Problem description -> Return all lines in the material below that contain "this".

* BEGIN Exercise input *

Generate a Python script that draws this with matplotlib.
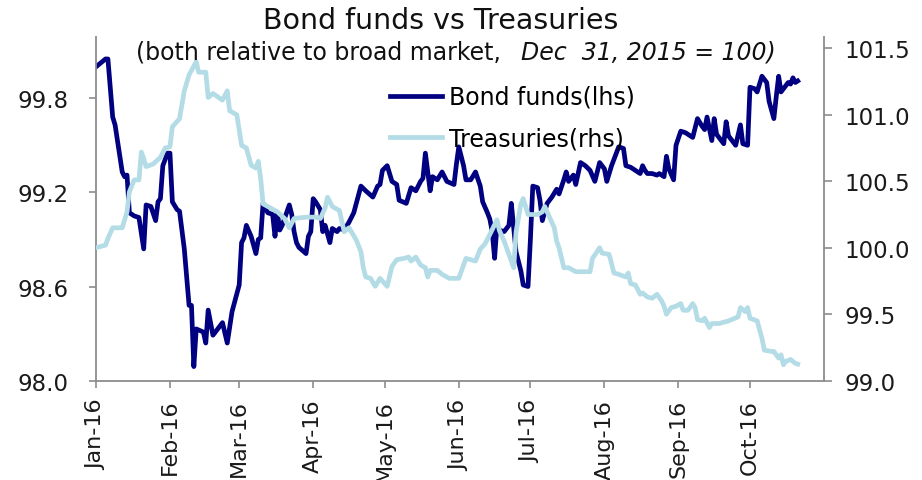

* END Exercise input *
* BEGIN Exercise input *

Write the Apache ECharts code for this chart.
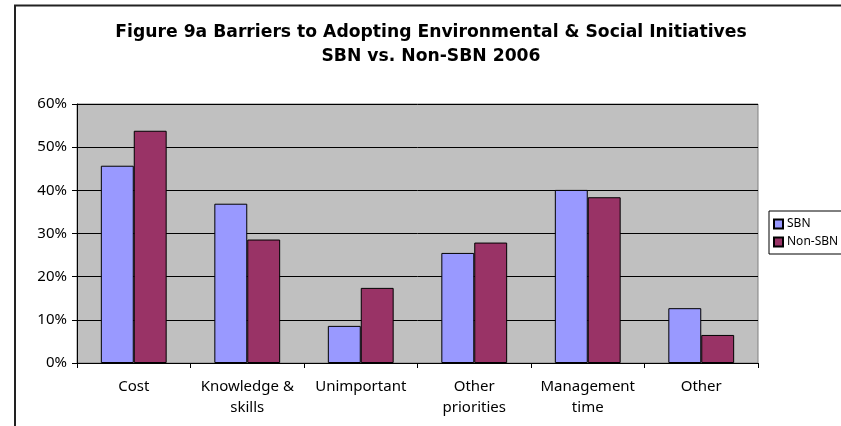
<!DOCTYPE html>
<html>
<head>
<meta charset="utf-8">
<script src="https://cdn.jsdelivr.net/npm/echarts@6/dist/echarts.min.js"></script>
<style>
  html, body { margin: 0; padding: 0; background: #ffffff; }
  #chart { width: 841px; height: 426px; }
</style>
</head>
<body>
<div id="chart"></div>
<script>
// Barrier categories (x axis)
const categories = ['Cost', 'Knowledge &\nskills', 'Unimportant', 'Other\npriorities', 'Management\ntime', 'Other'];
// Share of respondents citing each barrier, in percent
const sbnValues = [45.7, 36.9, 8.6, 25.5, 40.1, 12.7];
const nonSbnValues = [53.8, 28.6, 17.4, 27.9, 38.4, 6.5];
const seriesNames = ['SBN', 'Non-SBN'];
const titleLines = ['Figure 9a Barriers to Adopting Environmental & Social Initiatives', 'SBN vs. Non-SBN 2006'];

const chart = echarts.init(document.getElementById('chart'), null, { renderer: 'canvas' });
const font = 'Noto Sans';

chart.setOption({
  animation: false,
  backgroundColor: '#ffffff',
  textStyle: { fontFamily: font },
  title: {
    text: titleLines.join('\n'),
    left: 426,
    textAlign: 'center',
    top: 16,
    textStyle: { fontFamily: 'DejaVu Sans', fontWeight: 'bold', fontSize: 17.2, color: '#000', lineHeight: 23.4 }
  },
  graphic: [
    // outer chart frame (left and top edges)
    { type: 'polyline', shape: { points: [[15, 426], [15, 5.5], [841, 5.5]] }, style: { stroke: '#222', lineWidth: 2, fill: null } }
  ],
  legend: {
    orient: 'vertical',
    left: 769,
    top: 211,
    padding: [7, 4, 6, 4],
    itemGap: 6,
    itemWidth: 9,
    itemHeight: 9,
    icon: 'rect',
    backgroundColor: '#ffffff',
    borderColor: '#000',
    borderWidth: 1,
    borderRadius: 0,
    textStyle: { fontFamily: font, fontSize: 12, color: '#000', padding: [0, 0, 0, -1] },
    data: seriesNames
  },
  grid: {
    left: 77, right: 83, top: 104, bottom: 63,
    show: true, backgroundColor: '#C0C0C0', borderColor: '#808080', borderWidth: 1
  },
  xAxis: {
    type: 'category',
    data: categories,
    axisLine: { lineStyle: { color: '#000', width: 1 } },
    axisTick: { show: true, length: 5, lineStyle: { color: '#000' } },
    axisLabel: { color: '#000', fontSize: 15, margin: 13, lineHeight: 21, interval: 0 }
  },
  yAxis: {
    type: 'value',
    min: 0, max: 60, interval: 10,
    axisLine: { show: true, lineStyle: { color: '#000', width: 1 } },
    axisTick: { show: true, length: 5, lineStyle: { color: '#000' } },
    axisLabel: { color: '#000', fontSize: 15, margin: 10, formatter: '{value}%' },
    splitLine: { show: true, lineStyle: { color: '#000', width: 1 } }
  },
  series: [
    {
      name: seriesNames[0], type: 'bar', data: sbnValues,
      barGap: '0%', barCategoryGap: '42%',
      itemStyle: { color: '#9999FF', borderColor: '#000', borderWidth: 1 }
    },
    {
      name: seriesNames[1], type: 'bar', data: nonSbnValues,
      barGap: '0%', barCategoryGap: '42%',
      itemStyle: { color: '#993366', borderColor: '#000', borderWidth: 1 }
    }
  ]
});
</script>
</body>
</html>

* END Exercise input *

The completed task ->
Generate a Python script that draws this with matplotlib.
Write the Apache ECharts code for this chart.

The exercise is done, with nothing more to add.